It’s every student-athletes dream to extend their career and play at the next level.
Mercer County track and field senior, Aaron Johnson, has fulfilled his life long dream of running track in college.
Johnson committed to the University of Louisville over the weekend and is excited about the opportunity not many student-athletes get.
“I chose U of L because when I went there for my visit, I really liked the campus. Everything was new and modern. The classes weren’t too big and it’s not that far from home,” said Johnson. “The track team is successful and I feel like the Athletic Coast Conference (ACC) is a competitive conference in track and field with schools like the University of Miami, the University of Clemson, Florida State University and the University of North Carolina. I will definitely be pushed, which I love, but the deciding factor for me was how nice the coaching staff was and how much effort they put into recruiting me since my junior season.”
Johnson said his recruitment really started to pick up after his junior season, when he won the state championship in the 300 meter hurdles, the 110 meter hurdles and the high jump.
“The letters started coming in after I won state in three events last season.

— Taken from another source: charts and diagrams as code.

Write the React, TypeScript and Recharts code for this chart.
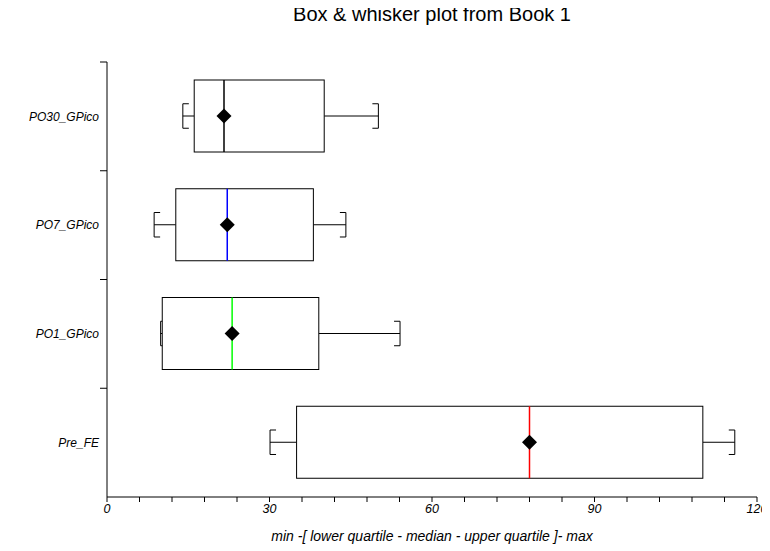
import { ComposedChart, Bar, XAxis, YAxis } from 'recharts';

// Box & whisker summary (one entry per group, top to bottom)
const categories = ['PO30_GPico', 'PO7_GPico', 'PO1_GPico', 'Pre_FE'];
const minValues = [14.0, 8.7, 9.9, 30.1];
const lowerQuartiles = [16.1, 12.7, 10.2, 35.0];
const medians = [21.6, 22.2, 23.1, 78.0];
const upperQuartiles = [40.1, 38.1, 39.1, 110.0];
const maxValues = [50.1, 44.1, 54.1, 115.9];
const means = [21.6, 22.2, 23.1, 78.0];

const xTicks = [0, 6, 12, 18, 24, 30, 36, 42, 48, 54, 60, 66, 72, 78, 84, 90, 96, 102, 108, 114, 120];
const xLabelEvery = 30;

const MEDIAN_COLORS = ['#000000', '#0000ff', '#00ff00', '#ff0000'];
const FONT = '"Liberation Sans", Arial, sans-serif';

const rows = categories.map((name, i) => ({
  name,
  min: minValues[i],
  q1: lowerQuartiles[i],
  median: medians[i],
  q3: upperQuartiles[i],
  max: maxValues[i],
  mean: means[i],
}));

function BoxShape(props: any) {
  const { x, y, width, height, payload, index } = props;
  const lo = payload.min;
  const hi = payload.max;
  // place the other stats on the bar's own scale (bar spans min..max)
  const px = (v: number) => x + ((v - lo) / (hi - lo)) * width;
  const cy = y + height / 2;
  const cap = height * 0.17;
  const flange = 6;
  const xMin = px(payload.min);
  const xQ1 = px(payload.q1);
  const xMed = px(payload.median);
  const xQ3 = px(payload.q3);
  const xMax = px(payload.max);
  const xMean = px(payload.mean);
  const d = 7.5;

  return (
    <g>
      {/* whiskers */}
      <line x1={xMin} y1={cy} x2={xQ1} y2={cy} stroke="#000" />
      <line x1={xQ3} y1={cy} x2={xMax} y2={cy} stroke="#000" />
      {/* [ cap */}
      <polyline
        points={`${xMin + flange},${cy - cap} ${xMin},${cy - cap} ${xMin},${cy + cap} ${xMin + flange},${cy + cap}`}
        fill="none"
        stroke="#000"
      />
      {/* ] cap */}
      <polyline
        points={`${xMax - flange},${cy - cap} ${xMax},${cy - cap} ${xMax},${cy + cap} ${xMax - flange},${cy + cap}`}
        fill="none"
        stroke="#000"
      />
      {/* box */}
      <rect x={xQ1} y={y} width={xQ3 - xQ1} height={height} fill="#fff" stroke="#000" />
      {/* median */}
      <line x1={xMed} y1={y} x2={xMed} y2={y + height} stroke={MEDIAN_COLORS[index]} strokeWidth={1.5} />
      {/* mean */}
      <polygon
        points={`${xMean},${cy - d} ${xMean + d},${cy} ${xMean},${cy + d} ${xMean - d},${cy}`}
        fill="#000"
      />
    </g>
  );
}

function XTick(props: any) {
  const { x, y, payload } = props;
  if (payload.value % xLabelEvery !== 0) return null;
  return (
    <text
      x={x}
      y={y}
      dy="0.71em"
      textAnchor="middle"
      fontFamily={FONT}
      fontSize={12.5}
      fontStyle="italic"
      fill="#000"
    >
      {payload.value}
    </text>
  );
}

// category label plus a tick mark on the upper edge of its band
function YTick(props: any) {
  const { x, y, payload } = props;
  const edge = y - (payload.offset || 0);
  return (
    <g>
      <line x1={x - 7} y1={edge} x2={x} y2={edge} stroke="#000" />
      <text
        x={x - 8}
        y={y}
        dy="0.355em"
        textAnchor="end"
        fontFamily={FONT}
        fontSize={12}
        fontStyle="italic"
        fill="#000"
      >
        {payload.value}
      </text>
    </g>
  );
}

export default function App() {
  return (
    <div style={{ position: 'relative', margin: '-8px 0 0 -8px', width: 770, height: 551, background: '#fff' }}>
      <ComposedChart
        width={770}
        height={551}
        layout="vertical"
        data={rows}
        margin={{ top: 0, right: 13, left: 0, bottom: 0 }}
      >
        {/* top axis only carries the chart title */}
        <XAxis
          xAxisId="title"
          orientation="top"
          type="number"
          domain={[0, 120]}
          height={62}
          tick={false}
          tickLine={false}
          axisLine={false}
          label={{
            value: 'Box & whisker plot from Book 1',
            position: 'insideTop',
            offset: 7,
            style: { fontFamily: FONT, fontSize: 20, fill: '#000' },
          }}
        />
        <XAxis
          type="number"
          domain={[0, 120]}
          ticks={xTicks}
          interval={0}
          height={54}
          tick={<XTick />}
          tickSize={5}
          tickLine={{ stroke: '#000' }}
          axisLine={{ stroke: '#000' }}
          label={{
            value: 'min -[ lower quartile - median - upper quartile ]- max',
            position: 'insideBottom',
            offset: 10,
            style: { fontFamily: FONT, fontSize: 14, fontStyle: 'italic', fill: '#000' },
          }}
        />
        <YAxis
          type="category"
          dataKey="name"
          width={107}
          tickLine={false}
          tickSize={0}
          tickMargin={0}
          axisLine={{ stroke: '#000' }}
          tick={<YTick />}
        />
        <Bar
          dataKey={(d: any) => [d.min, d.max]}
          barSize={72}
          shape={<BoxShape />}
          isAnimationActive={false}
        />
      </ComposedChart>
    </div>
  );
}
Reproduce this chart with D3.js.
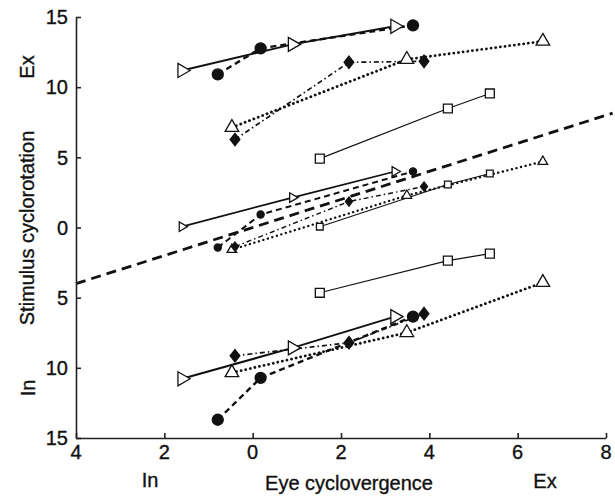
<!DOCTYPE html>
<html>
<head>
<meta charset="utf-8">
<script src="https://cdn.jsdelivr.net/npm/d3@7"></script>
<style>
  body { margin: 0; background: #fff; }
  text { font-family: "Liberation Sans", Arial, sans-serif; fill: #111; stroke: #111; stroke-width: 0.35px; }
</style>
</head>
<body>
<div id="chart"></div>
<script>
// x values (eye cyclovergence) for each subject, same in every stimulus group
var rightTriX = [-1.60, 0.90, 3.22];
var circleX   = [-0.79, 0.18, 3.63];
var diamondX  = [-0.40, 2.18, 3.88];
var upTriX    = [-0.47, 3.49, 6.57];
var squareX   = [1.52, 4.42, 5.37];

// y values (stimulus cyclorotation): [ex group, zero group, in group]
var rightTriY = [[11.19, 13.05, 14.34], [0.06, 2.13, 3.99], [-10.78, -8.58, -6.35]];
var circleY   = [[10.91, 12.77, 14.41], [-1.43, 0.92, 3.99], [-13.70, -10.71, -6.35]];
var diamondY  = [[6.27, 11.77, 11.84], [-1.36, 1.85, 2.92], [-9.14, -8.21, -6.14]];
var upTriY    = [[7.13, 11.98, 13.27], [-1.58, 2.28, 4.70], [-10.35, -7.49, -3.92]];
var squareY   = [[4.91, 8.48, 9.55], [0.06, 3.06, 3.85], [-4.65, -2.36, -1.86]];

var unityLine = [[-4, -4], [8.15, 8.15]];

var xTicks = [-4, -2, 0, 2, 4, 6, 8];
var yTicks = [-15, -10, -5, 0, 5, 10, 15];

var width = 615, height = 498;

var x = d3.scaleLinear().domain([-4, 8]).range([76, 606]);
var y = d3.scaleLinear().domain([-15, 15]).range([438, 17]);

var svg = d3.select("#chart").append("svg")
    .attr("width", width)
    .attr("height", height);

// custom diamond, a bit wider than d3.symbolDiamond
var wideDiamond = {
  draw: function(context, size) {
    var h = Math.sqrt(size) * 0.72, w = h * 0.78;
    context.moveTo(0, -h);
    context.lineTo(w, 0);
    context.lineTo(0, h);
    context.lineTo(-w, 0);
    context.closePath();
  }
};

var series = [
  { xs: squareX,   ys: squareY,   type: d3.symbolSquare,   rot: 0,  fill: "#fff", dash: null,         lw: 1.2, size: [80, 45] },
  { xs: upTriX,    ys: upTriY,    type: d3.symbolTriangle, rot: 0,  fill: "#fff", dash: "0.1 4.6",    lw: 2.8, size: [80, 40], cap: "round" },
  { xs: diamondX,  ys: diamondY,  type: wideDiamond,       rot: 0,  fill: "#111", dash: "5 3 1.5 3",  lw: 1.7, size: [75, 40] },
  { xs: circleX,   ys: circleY,   type: d3.symbolCircle,   rot: 0,  fill: "#111", dash: "6 4",        lw: 2.4, size: [95, 40] },
  { xs: rightTriX, ys: rightTriY, type: d3.symbolTriangle, rot: 90, fill: "#fff", dash: null,         lw: 2.0, size: [85, 40] }
];

var line = d3.line()
    .x(function(d) { return x(d[0]); })
    .y(function(d) { return y(d[1]); });

// unity line
svg.append("path")
    .attr("d", line(unityLine))
    .attr("fill", "none")
    .attr("stroke", "#111")
    .attr("stroke-width", 2.8)
    .attr("stroke-dasharray", "10 6");

// lines first
series.forEach(function(s) {
  s.ys.forEach(function(group, gi) {
    var pts = s.xs.map(function(v, i) { return [v, group[i]]; });
    svg.append("path")
        .attr("d", line(pts))
        .attr("fill", "none")
        .attr("stroke", "#111")
        .attr("stroke-width", gi == 1 ? s.lw * 0.85 : s.lw)
        .attr("stroke-linecap", s.cap || "butt")
        .attr("stroke-dasharray", s.dash);
  });
});

// then markers
series.forEach(function(s) {
  s.ys.forEach(function(group, gi) {
    var sym = d3.symbol().type(s.type).size(gi == 1 ? s.size[1] : s.size[0]);
    svg.selectAll(null)
        .data(s.xs.map(function(v, i) { return [v, group[i]]; }))
        .enter()
        .append("path")
        .attr("d", sym)
        .attr("transform", function(d) {
          return "translate(" + x(d[0]) + "," + y(d[1]) + ") rotate(" + s.rot + ")";
        })
        .attr("fill", s.fill)
        .attr("stroke", "#111")
        .attr("stroke-width", 1.3);
  });
});

// axes, ticks pointing inward, labels without sign
var xAxis = svg.append("g")
    .attr("transform", "translate(0,438)")
    .call(d3.axisTop(x).tickValues(xTicks).tickSize(5).tickSizeOuter(0)
      .tickFormat(function(d) { return Math.abs(d); }));
xAxis.selectAll("text").remove();
xAxis.selectAll("text.lbl")
    .data(xTicks).enter().append("text")
    .attr("x", function(d) { return x(d); })
    .attr("y", 21)
    .attr("text-anchor", "middle")
    .style("font-size", "20px")
    .text(function(d) { return Math.abs(d); });

var yAxis = svg.append("g")
    .attr("transform", "translate(76,0)")
    .call(d3.axisRight(y).tickValues(yTicks).tickSize(5).tickSizeOuter(0)
      .tickFormat(function(d) { return Math.abs(d); }));
yAxis.selectAll("text").remove();
yAxis.selectAll("text.lbl")
    .data(yTicks).enter().append("text")
    .attr("x", -8)
    .attr("y", function(d) { return y(d); })
    .attr("dy", "0.36em")
    .attr("text-anchor", "end")
    .style("font-size", "20px")
    .text(function(d) { return Math.abs(d); });

svg.selectAll(".domain, .tick line")
    .attr("stroke", "#222")
    .attr("stroke-width", 1.6);

// axis titles
svg.append("text")
    .attr("transform", "translate(34,228) rotate(-90)")
    .attr("text-anchor", "middle")
    .style("font-size", "20px")
    .text("Stimulus cyclorotation");
svg.append("text")
    .attr("transform", "translate(34,67) rotate(-90)")
    .attr("text-anchor", "middle")
    .style("font-size", "20px")
    .text("Ex");
svg.append("text")
    .attr("transform", "translate(35,388) rotate(-90)")
    .attr("text-anchor", "middle")
    .style("font-size", "20px")
    .text("In");

svg.append("text")
    .attr("x", 150).attr("y", 487)
    .attr("text-anchor", "middle")
    .style("font-size", "20px")
    .text("In");
svg.append("text")
    .attr("x", 349).attr("y", 490)
    .attr("text-anchor", "middle")
    .style("font-size", "20px")
    .text("Eye cyclovergence");
svg.append("text")
    .attr("x", 545).attr("y", 488)
    .attr("text-anchor", "middle")
    .style("font-size", "20px")
    .text("Ex");
</script>
</body>
</html>
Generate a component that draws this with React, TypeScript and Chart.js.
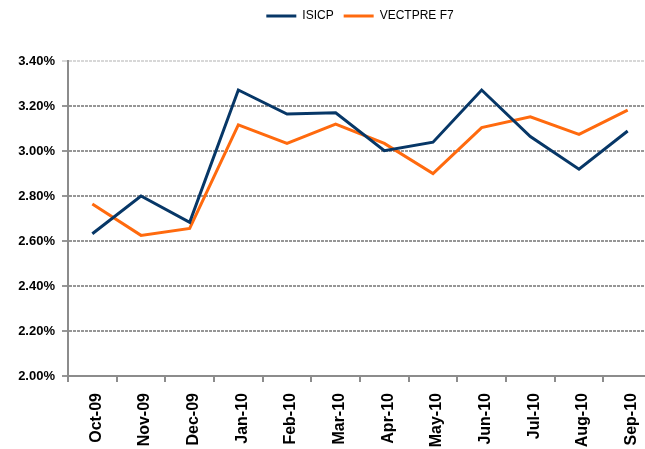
import React, { useEffect, useRef } from "react";
import { Chart, registerables } from "chart.js";

Chart.register(...registerables);

const categories = ["Oct-09", "Nov-09", "Dec-09", "Jan-10", "Feb-10", "Mar-10", "Apr-10", "May-10", "Jun-10", "Jul-10", "Aug-10", "Sep-10"];
const isicp = [2.632, 2.80, 2.683, 3.271, 3.164, 3.170, 3.001, 3.039, 3.271, 3.064, 2.919, 3.089];
const vectpre = [2.764, 2.625, 2.656, 3.116, 3.034, 3.119, 3.034, 2.90, 3.104, 3.152, 3.074, 3.182];
const yMin = 2.0;
const yMax = 3.4;
const yStep = 0.2;

const FONT = "'Liberation Sans', Arial, sans-serif";

export default function App() {
  const ref = useRef<HTMLCanvasElement | null>(null);

  useEffect(() => {
    if (!ref.current) return;
    const legendSpacer = {
      id: "legendSpacer",
      beforeInit(chart: any) {
        const orig = chart.legend.fit;
        chart.legend.fit = function () {
          orig.bind(chart.legend)();
          this.height += 29;
        };
      },
    };
    const chart = new Chart(ref.current, {
      type: "line",
      data: {
        labels: categories,
        datasets: [
          {
            label: "ISICP",
            data: isicp,
            borderColor: "#073767",
            backgroundColor: "#073767",
            borderWidth: 3,
            pointRadius: 0,
            tension: 0,
          },
          {
            label: "VECTPRE F7",
            data: vectpre,
            borderColor: "#FF6A0E",
            backgroundColor: "#FF6A0E",
            borderWidth: 3,
            pointRadius: 0,
            tension: 0,
          },
        ],
      },
      options: {
        animation: false,
        responsive: false,
        maintainAspectRatio: false,
        layout: { padding: { left: 0, right: 8, top: 0, bottom: 0 } },
        plugins: {
          tooltip: { enabled: false },
          legend: {
            display: true,
            position: "top",
            fullSize: false,
            labels: {
              boxWidth: 30,
              boxHeight: 3,
              padding: 10,
              color: "#000",
              font: { family: FONT, size: 12 },
              generateLabels(chart: any) {
                const items = Chart.defaults.plugins.legend.labels.generateLabels(chart);
                return items.map((it: any) => ({ ...it, lineWidth: 0 }));
              },
            },
          },
        },
        scales: {
          x: {
            type: "category",
            offset: true,
            afterFit(scale: any) {
              scale.height = 73;
            },
            grid: {
              offset: true,
              drawOnChartArea: false,
              drawTicks: true,
              tickLength: 6,
              color: "#8c8c8c",
              lineWidth: 2,
            },
            border: { display: true, color: "#8c8c8c", width: 2 },
            ticks: {
              minRotation: 90,
              maxRotation: 90,
              autoSkip: false,
              padding: 11,
              labelOffset: 4,
              color: "#000",
              font: { family: FONT, size: 16, weight: "bold" },
            },
          },
          y: {
            min: yMin,
            max: yMax,
            afterFit(scale: any) {
              scale.width = 68;
            },
            grid: {
              drawTicks: true,
              tickLength: 6,
              lineWidth: 2,
              color: (ctx: any) => (ctx.tick && Math.abs(ctx.tick.value - yMax) < 1e-6 ? "#d8d8d8" : "#969696"),
            },
            border: { display: true, color: "#8c8c8c", width: 2, dash: [3, 1] },
            ticks: {
              stepSize: yStep,
              padding: 7,
              color: "#000",
              font: { family: FONT, size: 13, weight: "bold" },
              callback: (v: any) => Number(v).toFixed(2) + "%",
            },
          },
        },
      },
      plugins: [legendSpacer],
    });
    return () => chart.destroy();
  }, []);

  return (
    <div style={{ position: "fixed", left: 0, top: 0, width: 645, height: 449, overflow: "hidden", background: "#fff" }}>
      <canvas ref={ref} width={660} height={449} style={{ width: 660, height: 449, display: "block" }} />
    </div>
  );
}
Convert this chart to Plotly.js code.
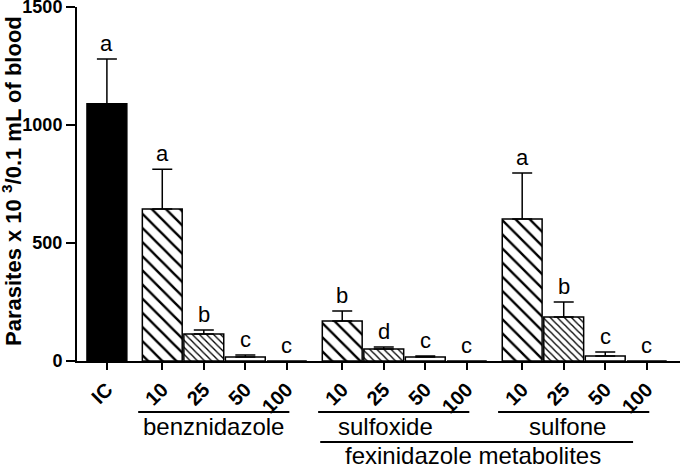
<!DOCTYPE html>
<html>
<head>
<meta charset="utf-8">
<script src="https://cdn.plot.ly/plotly-3.0.1.min.js"></script>
<style>
  html, body { margin: 0; padding: 0; background: #fff; }
  #chart { width: 680px; height: 468px; }
</style>
</head>
<body>
<div id="chart"></div>
<script>
const groups = ['benznidazole', 'sulfoxide', 'sulfone'];
const doses = ['10', '25', '50', '100'];

const icMean = 1090;
const icUpper = 1280;
const icLetter = 'a';

const benzMean = [644, 114, 17, 0];
const benzUpper = [813, 131, 25, 0];
const benzLetters = ['a', 'b', 'c', 'c'];

const sulfoxideMean = [169, 51, 17, 0];
const sulfoxideUpper = [212, 59, 21, 0];
const sulfoxideLetters = ['b', 'd', 'c', 'c'];

const sulfoneMean = [602, 186, 21, 0];
const sulfoneUpper = [797, 250, 38, 0];
const sulfoneLetters = ['a', 'b', 'c', 'c'];

const groupTitle = 'fexinidazole metabolites';
const yTitle = 'Parasites x 10 <sup>3</sup>/0.1 mL of blood';
const yTicks = [0, 500, 1000, 1500];

const FONT = 'Arial, Liberation Sans, sans-serif';

// fill style for each dose
const doseFill = {
	'10': {shape: '\\', size: 10, solidity: 0.24},
	'25': {shape: '\\', size: 5, solidity: 0.26},
	'50': {shape: ''},
	'100': {shape: ''}
};

let allMeans = [benzMean, sulfoxideMean, sulfoneMean];
let allUppers = [benzUpper, sulfoxideUpper, sulfoneUpper];
let allLetters = [benzLetters, sulfoxideLetters, sulfoneLetters];

// bar slots: IC at 0, then each compound block of 4 doses
let groupStart = [];
for(let g=0;g<groups.length;g++){
	groupStart.push(4/3 + g*13/3);
}
// where the compound name sits, relative to its first bar
let labelOffset = [1.24, 1.05, 1.08];

let tickX = [0];
let tickText = ['IC'];
let letterX = [0];
let letterY = [Math.max(icMean, icUpper)];
let letterText = [icLetter];

let traces = [];

// control bar
traces.push({
	type: 'bar',
	x: [0],
	y: [icMean],
	width: 0.96,
	marker: {color: 'black', line: {color: 'black', width: 1.5}},
	error_y: {
		type: 'data', symmetric: false,
		array: [icUpper - icMean], arrayminus: [0],
		color: 'black', thickness: 1.5, width: 10
	},
	hoverinfo: 'none'
});

// one trace per dose, across the three compounds
for(let i=0;i<doses.length;i++){
	let x = [], y = [], err = [];
	for(let g=0;g<groups.length;g++){
		x.push(groupStart[g] + i);
		y.push(allMeans[g][i]);
		err.push(allUppers[g][i] - allMeans[g][i]);
	}
	let fill = doseFill[doses[i]];
	let marker = {color: 'white', line: {color: 'black', width: 1.5}};
	if(fill.shape){
		marker.pattern = {
			shape: fill.shape, size: fill.size, solidity: fill.solidity,
			fgcolor: 'black', bgcolor: 'white', fillmode: 'replace'
		};
	}
	traces.push({
		type: 'bar',
		x: x,
		y: y,
		width: 0.96,
		marker: marker,
		error_y: {
			type: 'data', symmetric: false,
			array: err, arrayminus: err.map(() => 0),
			color: 'black', thickness: 1.5, width: 10,
			visible: doses[i] != '100'
		},
		hoverinfo: 'none'
	});
}

for(let g=0;g<groups.length;g++){
	for(let i=0;i<doses.length;i++){
		tickX.push(groupStart[g] + i);
		tickText.push(doses[i]);
		letterX.push(groupStart[g] + i);
		letterY.push(Math.max(allMeans[g][i], allUppers[g][i]));
		letterText.push(allLetters[g][i]);
	}
}

let annotations = [];
for(let i=0;i<letterX.length;i++){
	annotations.push({
		x: letterX[i], y: letterY[i],
		xref: 'x', yref: 'y',
		text: letterText[i],
		showarrow: false,
		xanchor: 'center',
		yanchor: 'bottom',
		yshift: 1,
		font: {family: FONT, size: 22, color: 'black'}
	});
}

let lineShapes = [];
for(let g=0;g<groups.length;g++){
	let s = groupStart[g];
	lineShapes.push({
		type: 'line', xref: 'x', yref: 'paper',
		x0: s - 0.58, x1: s + 3.06, y0: -0.144, y1: -0.144,
		line: {color: 'black', width: 2}
	});
	annotations.push({
		x: s + labelOffset[g], y: -0.186, xref: 'x', yref: 'paper',
		text: groups[g], showarrow: false,
		xanchor: 'center', yanchor: 'middle',
		font: {family: FONT, size: 24, color: 'black'}
	});
}
// line under both metabolites
lineShapes.push({
	type: 'line', xref: 'x', yref: 'paper',
	x0: groupStart[1] - 0.53, x1: groupStart[2] + 2.67, y0: -0.229, y1: -0.229,
	line: {color: 'black', width: 2}
});
annotations.push({
	x: groupStart[1] + 3.15, y: -0.266, xref: 'x', yref: 'paper',
	text: groupTitle, showarrow: false,
	xanchor: 'center', yanchor: 'middle',
	font: {family: FONT, size: 24, color: 'black'}
});

// y axis title, placed by hand so it clears the tick labels
annotations.push({
	x: -0.107, y: 0.51, xref: 'paper', yref: 'paper',
	text: yTitle, textangle: -90, showarrow: false,
	xanchor: 'center', yanchor: 'middle',
	font: {family: FONT, size: 22, color: 'black', weight: 'bold'}
});

Plotly.newPlot('chart', traces, {
	width: 680,
	height: 468,
	margin: {l: 77, r: 0, t: 7, b: 107},
	paper_bgcolor: 'white',
	plot_bgcolor: 'white',
	showlegend: false,
	barmode: 'overlay',
	xaxis: {
		range: [-0.72, 13.8],
		tickvals: tickX,
		ticktext: tickText,
		tickangle: -45,
		ticks: 'outside',
		ticklen: 7,
		tickwidth: 2,
		tickcolor: 'black',
		showline: true,
		linecolor: 'black',
		linewidth: 2,
		showgrid: false,
		zeroline: false,
		tickfont: {family: FONT, size: 20, color: 'black', weight: 'bold'}
	},
	yaxis: {
		range: [0, 1500],
		tickvals: yTicks,
		ticks: 'outside',
		ticklen: 9,
		tickwidth: 2,
		tickcolor: 'black',
		showline: true,
		linecolor: 'black',
		linewidth: 2,
		showgrid: false,
		zeroline: false,
		ticklabeloverflow: 'allow',
		tickfont: {family: FONT, size: 18, color: 'black', weight: 'bold'},
		automargin: false
	},
	shapes: lineShapes,
	annotations: annotations
}, {displayModeBar: false});
</script>
</body>
</html>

They would contact one of my parents, set up a visit and after the visit, schools would keep in touch weekly,” he said.
Johnson said he felt overwhelmed, but it didn’t let him lose focus on his task of coming back stronger during his senior season.
“It was a lot to juggle between practice, school, meets and visits,” he said.
Johnson chose Louisville over the University of Florida, the University of Tennessee, Lindsey Wilson College and the University of North Carolina-Ashville.
He raved about the Louisville coaching staff, led by Dale Cowper. Assistant Coach Brooke Rasnick was also very influential in his recruitment.
“They really showed interest in me and started coming to my track meets all year. I first had serious conversations about my future with Coach Rasnick in January at an indoor meet. She told me Louisville would be interested in recruiting me as a decathlete,” said Johnson. “Coach Cowper was very nice and down to Earth. He was very easy to talk to and most of all, he believed in me.”
Johnson said Cowper came to visit him on his youngest son’s birthday, which showed him he was really interested.
A decathlete, as Johnson will be in college, will compete in 10 events in two days. The events include the 100 meter dash, long jump, shot put, high jump, 400 meter dash, 110 meter hurdles, discus throw, pole vault. javelin throw and the 1500 meter run.
Johnson finished his senior year on a very high note. He defended his title in the 300 and 110 meter hurdles, breaking the state record in the 300 (38.21). Johnson also placed second in the high jump (6-04.00).
Overall, Johnson has won two team state championships, three state titles in the 110 meter hurdles, two state titles in the 300 meter hurdles and one state title in high jump.
He said this opportunity would not have been possible without his family.
“The support from my family and friends through this process has been great,” he said. “They all wanted me to stay close to home but would have supported me no matter where I decided to go to school. They were extremely happy and proud when I told them I chose Louisville, but I was happy because they were happy for me.”
Johnson’s dad, Michael Johnson, couldn’t be more proud of his son and couldn’t wait to see the impact his son is going to make at the next level.
“It’s been crazy to see him blossom into the young man and student-athlete that he is. It seems like yesterday he was coming up the ranks and I blinked twice and new he’s going off to college in a few months,” he said. “I’m very excited to see what he’s capable of in college.”
Aaron is still only 17 years old, with a birthday in September, so during his first few months of school, he will be one of the youngest student-athletes on campus.
“He’s achieved a lot in a short period of time that it’s hard to appreciate one for too long,” his father said. “Because he’s so young, it’s scary to see what kind of athlete he’ll be in two, three and even four years. He wants to win ACC freshman of the year so I’m going to try my best to push him towards that goal.”
Part of becoming a successful athlete is setting high goals, and Johnson definitely has lofty ones.
“My goals in college are to make an immediate impact in the ACC. I want to be ACC freshman of the year and I also want to make it to the NCAA nationals my first season,” he said. “By my sophomore year, I want to make the 2020 Olympic trials and qualify for the 2020 Olympics in Tokyo.”
Johnson has succeeded in track every year, and college should be no different with his work ethic and desire to be great.
Johnson couldn’t thank his high school coaches enough for getting him to this point.
“Coaches Terry Yeast and Lynn Flach have been a big help throughout my career. They push me harder every practice. Coach Yeast would tell me ‘you’re good, but if you want to be elite, you’re going to have to push yourself harder.’ He also goes out of his way to give me the opportunity to be seen and run against elite talent by entering me in big track meets around the state and country,” said Johnson. “My coaches taught and trained me like I’m already in college because they want to prepare me for the next level. I’m so grateful to have had him and coach Flach with me these past four years.”